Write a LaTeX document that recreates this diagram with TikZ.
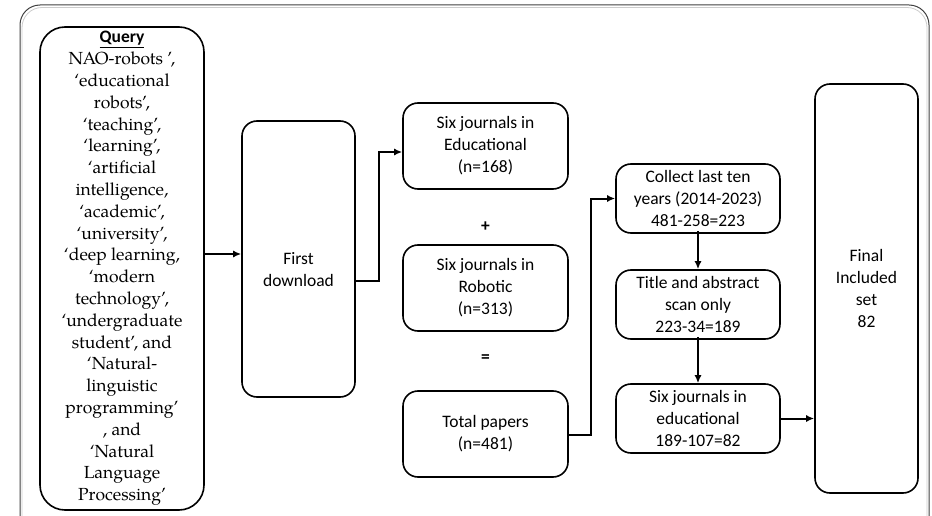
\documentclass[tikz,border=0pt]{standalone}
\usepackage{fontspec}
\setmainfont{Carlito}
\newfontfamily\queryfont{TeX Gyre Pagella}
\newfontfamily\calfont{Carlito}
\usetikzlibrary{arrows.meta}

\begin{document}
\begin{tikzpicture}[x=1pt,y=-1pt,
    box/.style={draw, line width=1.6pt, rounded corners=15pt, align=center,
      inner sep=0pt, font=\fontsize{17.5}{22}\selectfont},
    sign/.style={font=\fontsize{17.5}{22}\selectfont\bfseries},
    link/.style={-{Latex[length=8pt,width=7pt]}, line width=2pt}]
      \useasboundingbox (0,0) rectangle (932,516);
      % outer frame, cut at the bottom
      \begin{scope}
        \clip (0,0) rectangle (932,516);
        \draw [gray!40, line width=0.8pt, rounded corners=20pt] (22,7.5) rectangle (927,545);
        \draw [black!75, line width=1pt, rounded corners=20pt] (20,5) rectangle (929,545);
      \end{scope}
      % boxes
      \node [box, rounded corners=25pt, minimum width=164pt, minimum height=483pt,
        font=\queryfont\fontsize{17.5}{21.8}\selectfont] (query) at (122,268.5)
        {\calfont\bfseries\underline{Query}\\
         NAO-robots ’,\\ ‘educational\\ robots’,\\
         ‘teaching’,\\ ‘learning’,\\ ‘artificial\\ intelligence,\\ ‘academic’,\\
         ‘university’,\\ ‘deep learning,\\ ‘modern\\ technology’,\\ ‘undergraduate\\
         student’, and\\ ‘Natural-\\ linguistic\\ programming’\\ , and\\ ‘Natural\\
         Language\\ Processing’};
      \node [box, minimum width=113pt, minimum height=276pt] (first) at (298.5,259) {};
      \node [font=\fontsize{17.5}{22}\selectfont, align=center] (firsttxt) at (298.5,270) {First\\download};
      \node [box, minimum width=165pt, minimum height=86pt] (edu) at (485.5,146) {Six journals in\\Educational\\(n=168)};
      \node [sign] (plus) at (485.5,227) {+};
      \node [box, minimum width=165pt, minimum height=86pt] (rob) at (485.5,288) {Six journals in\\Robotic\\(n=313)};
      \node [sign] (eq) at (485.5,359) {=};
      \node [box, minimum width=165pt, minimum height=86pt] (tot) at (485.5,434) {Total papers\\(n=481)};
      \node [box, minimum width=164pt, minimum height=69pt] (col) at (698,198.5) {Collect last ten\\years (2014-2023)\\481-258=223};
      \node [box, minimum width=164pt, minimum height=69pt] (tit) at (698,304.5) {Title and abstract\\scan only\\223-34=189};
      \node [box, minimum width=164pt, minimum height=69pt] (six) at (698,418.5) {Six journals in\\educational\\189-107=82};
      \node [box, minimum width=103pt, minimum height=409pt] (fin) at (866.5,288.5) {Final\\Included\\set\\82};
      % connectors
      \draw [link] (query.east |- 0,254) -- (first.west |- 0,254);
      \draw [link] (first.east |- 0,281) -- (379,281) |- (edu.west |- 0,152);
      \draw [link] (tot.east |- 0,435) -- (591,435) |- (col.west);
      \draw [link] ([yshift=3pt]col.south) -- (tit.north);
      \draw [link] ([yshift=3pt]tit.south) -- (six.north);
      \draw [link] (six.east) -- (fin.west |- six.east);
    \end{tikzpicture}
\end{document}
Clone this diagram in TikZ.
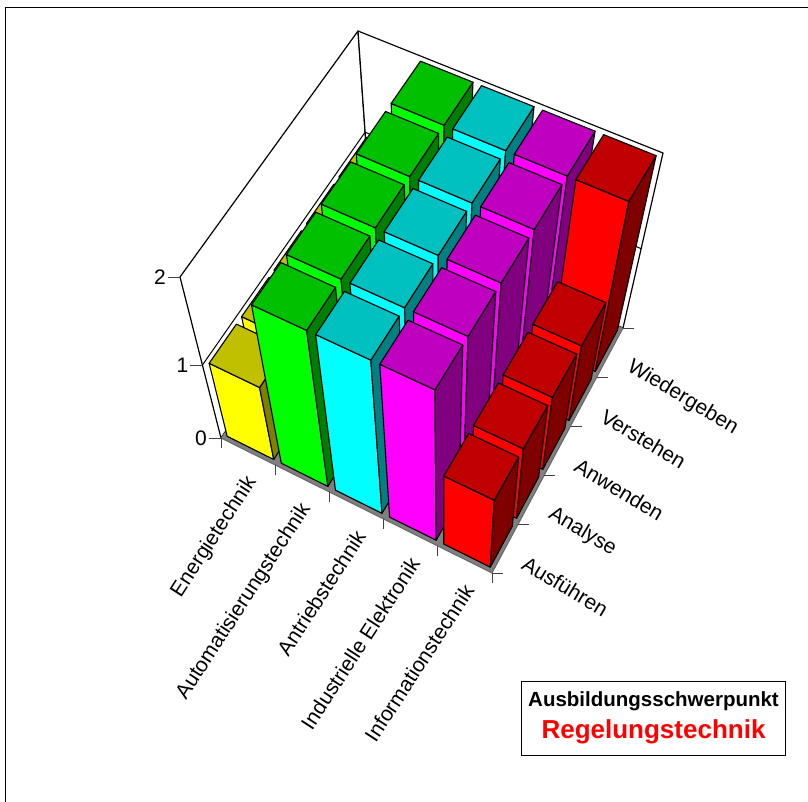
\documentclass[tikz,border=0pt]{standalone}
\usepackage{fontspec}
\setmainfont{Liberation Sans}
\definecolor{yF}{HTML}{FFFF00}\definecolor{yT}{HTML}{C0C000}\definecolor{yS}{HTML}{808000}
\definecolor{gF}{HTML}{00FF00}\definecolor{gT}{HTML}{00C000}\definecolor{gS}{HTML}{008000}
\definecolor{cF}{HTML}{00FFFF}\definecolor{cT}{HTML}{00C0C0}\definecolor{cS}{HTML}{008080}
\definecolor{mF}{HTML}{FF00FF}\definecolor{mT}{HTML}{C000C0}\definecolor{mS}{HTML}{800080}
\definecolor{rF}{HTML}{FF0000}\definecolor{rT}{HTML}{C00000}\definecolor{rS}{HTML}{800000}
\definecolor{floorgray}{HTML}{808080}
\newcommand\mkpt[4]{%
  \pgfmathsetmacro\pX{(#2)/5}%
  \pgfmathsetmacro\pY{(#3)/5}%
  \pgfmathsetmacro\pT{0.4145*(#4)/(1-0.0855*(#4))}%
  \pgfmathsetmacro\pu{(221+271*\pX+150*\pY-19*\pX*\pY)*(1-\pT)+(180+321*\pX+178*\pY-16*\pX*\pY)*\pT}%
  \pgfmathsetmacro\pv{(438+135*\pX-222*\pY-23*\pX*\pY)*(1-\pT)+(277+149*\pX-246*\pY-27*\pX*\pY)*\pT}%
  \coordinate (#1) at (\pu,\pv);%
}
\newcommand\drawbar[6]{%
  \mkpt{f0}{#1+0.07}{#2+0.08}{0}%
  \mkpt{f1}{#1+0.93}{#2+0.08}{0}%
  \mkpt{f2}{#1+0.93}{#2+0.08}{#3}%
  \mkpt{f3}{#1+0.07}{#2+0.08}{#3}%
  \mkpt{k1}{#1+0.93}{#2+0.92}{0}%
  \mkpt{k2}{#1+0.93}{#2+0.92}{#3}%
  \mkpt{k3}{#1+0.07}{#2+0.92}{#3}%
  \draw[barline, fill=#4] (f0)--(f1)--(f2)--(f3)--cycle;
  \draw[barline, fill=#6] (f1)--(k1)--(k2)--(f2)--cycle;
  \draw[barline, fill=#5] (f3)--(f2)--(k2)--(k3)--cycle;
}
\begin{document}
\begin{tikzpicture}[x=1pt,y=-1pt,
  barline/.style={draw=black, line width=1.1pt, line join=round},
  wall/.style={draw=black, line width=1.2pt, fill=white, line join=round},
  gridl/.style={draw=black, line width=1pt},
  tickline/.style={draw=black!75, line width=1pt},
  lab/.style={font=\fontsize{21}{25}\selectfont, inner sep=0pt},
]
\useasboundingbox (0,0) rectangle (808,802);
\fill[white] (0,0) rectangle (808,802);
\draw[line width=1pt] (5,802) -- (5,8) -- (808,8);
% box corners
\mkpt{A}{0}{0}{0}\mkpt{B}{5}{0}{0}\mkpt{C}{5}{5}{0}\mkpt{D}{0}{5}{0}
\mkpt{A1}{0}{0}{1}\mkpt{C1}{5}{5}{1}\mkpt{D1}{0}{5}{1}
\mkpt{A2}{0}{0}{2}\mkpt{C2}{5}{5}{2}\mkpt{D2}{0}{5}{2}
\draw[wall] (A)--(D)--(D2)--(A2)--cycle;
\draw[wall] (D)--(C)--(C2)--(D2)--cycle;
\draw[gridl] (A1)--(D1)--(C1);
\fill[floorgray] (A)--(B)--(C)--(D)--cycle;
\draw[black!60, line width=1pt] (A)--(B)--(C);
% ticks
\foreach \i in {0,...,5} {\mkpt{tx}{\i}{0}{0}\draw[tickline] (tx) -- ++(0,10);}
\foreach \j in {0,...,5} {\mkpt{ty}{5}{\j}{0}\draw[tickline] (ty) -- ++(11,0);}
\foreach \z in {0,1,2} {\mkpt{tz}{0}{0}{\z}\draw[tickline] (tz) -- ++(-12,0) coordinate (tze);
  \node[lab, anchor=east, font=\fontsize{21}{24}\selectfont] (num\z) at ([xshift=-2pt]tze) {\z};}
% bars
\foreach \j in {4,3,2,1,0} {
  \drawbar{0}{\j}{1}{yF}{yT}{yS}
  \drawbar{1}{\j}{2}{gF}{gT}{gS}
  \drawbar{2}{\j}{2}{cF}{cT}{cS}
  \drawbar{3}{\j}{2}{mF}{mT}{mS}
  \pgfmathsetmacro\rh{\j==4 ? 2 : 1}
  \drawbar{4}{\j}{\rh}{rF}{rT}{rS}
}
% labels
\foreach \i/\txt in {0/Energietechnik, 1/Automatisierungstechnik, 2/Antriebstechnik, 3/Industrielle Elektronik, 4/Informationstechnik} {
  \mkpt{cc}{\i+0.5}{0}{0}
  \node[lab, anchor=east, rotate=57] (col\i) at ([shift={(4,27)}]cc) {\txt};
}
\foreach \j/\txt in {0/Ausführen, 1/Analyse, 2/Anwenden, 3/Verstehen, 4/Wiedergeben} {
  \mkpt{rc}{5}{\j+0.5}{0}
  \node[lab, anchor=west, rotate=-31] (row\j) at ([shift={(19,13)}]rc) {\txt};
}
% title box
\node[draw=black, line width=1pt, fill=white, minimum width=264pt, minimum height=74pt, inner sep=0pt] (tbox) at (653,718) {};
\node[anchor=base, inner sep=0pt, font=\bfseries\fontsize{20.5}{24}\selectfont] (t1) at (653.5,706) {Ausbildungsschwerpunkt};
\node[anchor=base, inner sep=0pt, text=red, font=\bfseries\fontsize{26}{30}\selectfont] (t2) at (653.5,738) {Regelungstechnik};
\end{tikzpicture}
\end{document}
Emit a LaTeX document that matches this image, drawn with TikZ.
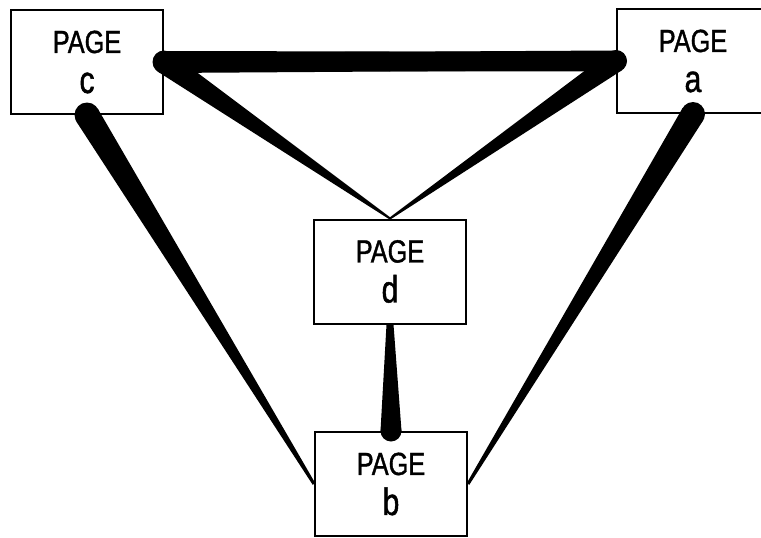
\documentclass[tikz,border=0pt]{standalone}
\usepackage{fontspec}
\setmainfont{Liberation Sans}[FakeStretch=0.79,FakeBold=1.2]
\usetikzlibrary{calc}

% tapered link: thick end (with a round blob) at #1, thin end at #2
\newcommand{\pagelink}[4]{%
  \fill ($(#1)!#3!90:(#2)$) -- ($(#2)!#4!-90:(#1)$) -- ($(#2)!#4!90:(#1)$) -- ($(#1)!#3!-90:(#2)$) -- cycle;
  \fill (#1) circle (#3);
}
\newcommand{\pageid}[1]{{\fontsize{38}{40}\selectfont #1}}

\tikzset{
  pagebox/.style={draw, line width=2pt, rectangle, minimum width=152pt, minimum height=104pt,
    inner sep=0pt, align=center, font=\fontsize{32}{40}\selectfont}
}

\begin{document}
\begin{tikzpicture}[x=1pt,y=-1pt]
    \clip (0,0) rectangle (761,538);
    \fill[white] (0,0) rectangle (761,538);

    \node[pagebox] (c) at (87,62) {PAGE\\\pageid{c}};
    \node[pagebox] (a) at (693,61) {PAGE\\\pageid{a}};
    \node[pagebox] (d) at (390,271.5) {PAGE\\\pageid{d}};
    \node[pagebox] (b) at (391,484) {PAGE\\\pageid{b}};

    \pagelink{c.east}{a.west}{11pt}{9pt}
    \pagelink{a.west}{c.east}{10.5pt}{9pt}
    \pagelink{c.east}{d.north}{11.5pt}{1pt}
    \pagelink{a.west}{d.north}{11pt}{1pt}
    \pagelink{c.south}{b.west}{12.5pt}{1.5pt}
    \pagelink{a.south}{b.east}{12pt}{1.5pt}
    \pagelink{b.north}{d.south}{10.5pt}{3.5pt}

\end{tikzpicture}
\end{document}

------

§ **Exercise prompt**
Starting with the line that holds "Emit a LaTeX", retype each line through the last one in the listing above, exactly as written. Do not copy any pictures.

§ **Task output**
Emit a LaTeX document that matches this image, drawn with TikZ.
\documentclass[tikz,border=0pt]{standalone}
\usepackage{fontspec}
\setmainfont{Liberation Sans}[FakeStretch=0.79,FakeBold=1.2]
\usetikzlibrary{calc}

% tapered link: thick end (with a round blob) at #1, thin end at #2
\newcommand{\pagelink}[4]{%
  \fill ($(#1)!#3!90:(#2)$) -- ($(#2)!#4!-90:(#1)$) -- ($(#2)!#4!90:(#1)$) -- ($(#1)!#3!-90:(#2)$) -- cycle;
  \fill (#1) circle (#3);
}
\newcommand{\pageid}[1]{{\fontsize{38}{40}\selectfont #1}}

\tikzset{
  pagebox/.style={draw, line width=2pt, rectangle, minimum width=152pt, minimum height=104pt,
    inner sep=0pt, align=center, font=\fontsize{32}{40}\selectfont}
}

\begin{document}
\begin{tikzpicture}[x=1pt,y=-1pt]
    \clip (0,0) rectangle (761,538);
    \fill[white] (0,0) rectangle (761,538);

    \node[pagebox] (c) at (87,62) {PAGE\\\pageid{c}};
    \node[pagebox] (a) at (693,61) {PAGE\\\pageid{a}};
    \node[pagebox] (d) at (390,271.5) {PAGE\\\pageid{d}};
    \node[pagebox] (b) at (391,484) {PAGE\\\pageid{b}};

    \pagelink{c.east}{a.west}{11pt}{9pt}
    \pagelink{a.west}{c.east}{10.5pt}{9pt}
    \pagelink{c.east}{d.north}{11.5pt}{1pt}
    \pagelink{a.west}{d.north}{11pt}{1pt}
    \pagelink{c.south}{b.west}{12.5pt}{1.5pt}
    \pagelink{a.south}{b.east}{12pt}{1.5pt}
    \pagelink{b.north}{d.south}{10.5pt}{3.5pt}

\end{tikzpicture}
\end{document}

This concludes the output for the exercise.